I'd be very very hesitant to trust studies like this. It's very easy to mess up these benchmarks.
See for example this recent paper where AI managed to beat radiologists on interpreting x-rays... when the AI didn't even have access to the x-rays: https://arxiv.org/pdf/2603.21687 (on a pre existing "large scale visual question answering benchmark for generalist chest x-ray understanding" that wasn't intentionally messed up).
And in interpreting x-ray's human radiologists actually do just look at the x-rays. In the context the article is discussing the human doctors don't just look at the notes to diagnose the ER patient. You're asking them to perform a task that isn't necessary, that they aren't experienced in, or trained in, and then saying "the AI outperforms them". Even if the notes aren't accidentally giving away the answer through some weird side channel, that's not that surprising.
Which isn't to say that I think the study is either definitely wrong, or intentionally deceptive. Just that I wouldn't draw strong conclusions from a single study here.
When you read through the article it shows that the gap between doctors and LLMs actually disappeared (in terms of statistical significance) once both were allowed to read the full case notes.
The headline is quoting a number based on guessed diagnoses from nurse's notes. The LLM was happier to take guesses from the selected case studies than the doctors is my guess.
Interestingly, this recent study using ChatGPT Health gave quite a different outcome (https://www.nature.com/articles/s41591-026-04297-7). Here it was wrong about emergency triage 50% of the time.
I think it's plausible since doctors tend to have human cognitive biases and miss things. People tend to fixate on patterns they're most familiar with.
I haven't finished reading the linked paper, but I'm intrigued by the assumption that the results show illusion or mirage results when not giving access to the x-rays.
It seems like a very reasonable take away, but it skips the other one. Do x-rays make results less accurate?
I think AI can be useful in any kind of context interpretation, but not make a decision.
Could be running in the background on patient data and message the doctor "I see X in the diagnostic, have you ruled out Y, as it fits for reasons a, b, c?"
I like my coding agents the same way, inform me during review on things that I've missed. Instead of having me comb through what it generates on a first pass.
These type of experiments are bound to have biases depending on who is doing it and who is funding it. The experiment is being funded for a particular reason itself to move the narrative in a desired direction. This is probably a good reason to have government funded research in these type of sensitive areas.

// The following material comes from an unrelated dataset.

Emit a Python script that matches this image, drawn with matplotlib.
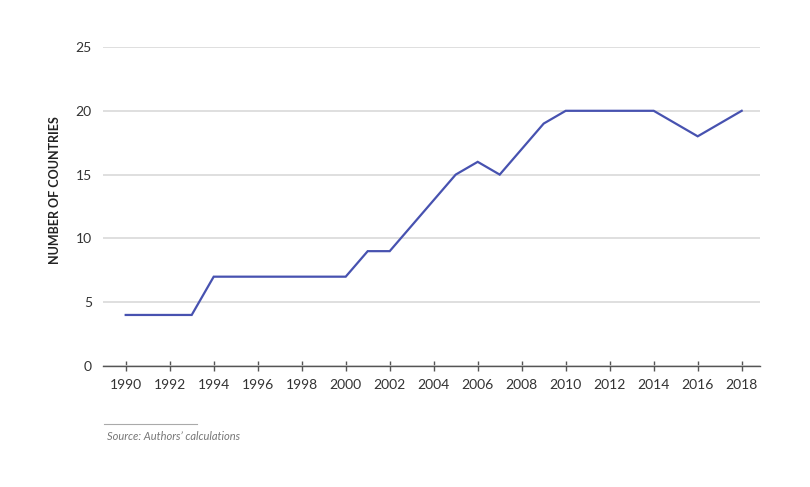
import matplotlib.pyplot as plt
from matplotlib.lines import Line2D

# data
years = list(range(1990, 2019))
countries = [4, 4, 4, 4, 7, 7, 7, 7, 7, 7, 7, 9, 9, 11, 13, 15, 16, 15, 17, 19,
             20, 20, 20, 20, 20, 19, 18, 19, 20]
tick_years = list(range(1990, 2019, 2))
y_ticks = [0, 5, 10, 15, 20, 25]

plt.rcParams['font.family'] = ['Lato', 'DejaVu Sans']

fig = plt.figure(figsize=(8.1, 4.87), dpi=100)
ax = fig.add_axes([103 / 810, 1 - 366 / 487, 657 / 810, 319 / 487])

ax.plot(years, countries, color='#4752b0', linewidth=1.6, solid_joinstyle='miter')

ax.set_ylim(0, 25)
ax.set_xlim(1990 - 22.7 / 22, 1990 + (760 - 125.7) / 22)
ax.set_yticks(y_ticks)
ax.set_xticks(tick_years)
ax.set_xticklabels([str(y) for y in tick_years])

# grid and axes
ax.yaxis.grid(True, color='#d9d9d9', linewidth=1.2)
ax.set_axisbelow(True)
for s in ['top', 'right', 'left']:
    ax.spines[s].set_visible(False)
ax.spines['bottom'].set_color('#555555')
ax.spines['bottom'].set_linewidth(1.0)

ax.tick_params(axis='y', length=0, pad=8, labelsize=10, labelcolor='#333333')
ax.tick_params(axis='x', direction='inout', length=7, width=1.0, color='#555555',
               pad=6, labelsize=10, labelcolor='#333333')

fig.text(55 / 810, 1 - 190 / 487, 'NUMBER OF COUNTRIES', rotation=90, ha='center', va='center',
         fontsize=9, fontweight='bold', color='#222222')

# source note with short rule above
fig.add_artist(Line2D([104 / 810, 197 / 810], [1 - 424 / 487, 1 - 424 / 487],
                      color='#aaaaaa', linewidth=0.8))
fig.text(107 / 810, 1 - 437 / 487, "Source: Authors\u2019 calculations", ha='left', va='center',
         fontsize=8, style='italic', color='#777777')

fig.savefig('out.png', dpi=100)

Weird that this is the case and a new study.
but those kind of x-ray models are already activly used. They are not used though as a only and final diagnosis. Its more like peer review and priorization like check this image first because it seems most critical today.
hallucination on steroids, wow. I had to read through the abstract to believe it:
"In the most extreme case, our model achieved the top rank on a standard chest Xray question-answering benchmark without access to any images."
I think the bigger takeaway here is that 50% of the time doctors will miss what you have.
I'm even more concerned that current models are not trained to say no, or to even recognize most failure modes.
"Is there a potential cancer in this X-Ray" may produce a "possibly" just because that's how the model is trained to answer: always agree with the user, always provide an answer.
Oh, and don't forget that "Is there a potential cancer in this X-Ray" and "Are there any potential problems in this X-Ray" are two completely different prompts that will lead to wildly different answers.
I agree with you on this specific study, however, I can't really wrap my head about the fact that doctors will be better than AI models on the long-run. After all, medicine is all about knowledge, experience and intelligence (maybe "pattern recognition"), all those, we must assume that the best AI models (especially ones focusing solely in the medical field) would largely beat large majority of humans (aka doctors), if we already have this assumption for software engineers, we should have it for this field as well, and let's be realistic, each time I've seen a doc the last few months (and ER twice), each time they were using ChatGPT btw (not kidding, it chocked me).
So I’m genuinely curious:
What is the specific capability (or combination of capabilities) that people believe will remain permanently (or at least for decades) where a top medical AI cannot match or exceed the performance of a good human doctor? Let's put liability and ethics aside, let's be purely objective about it.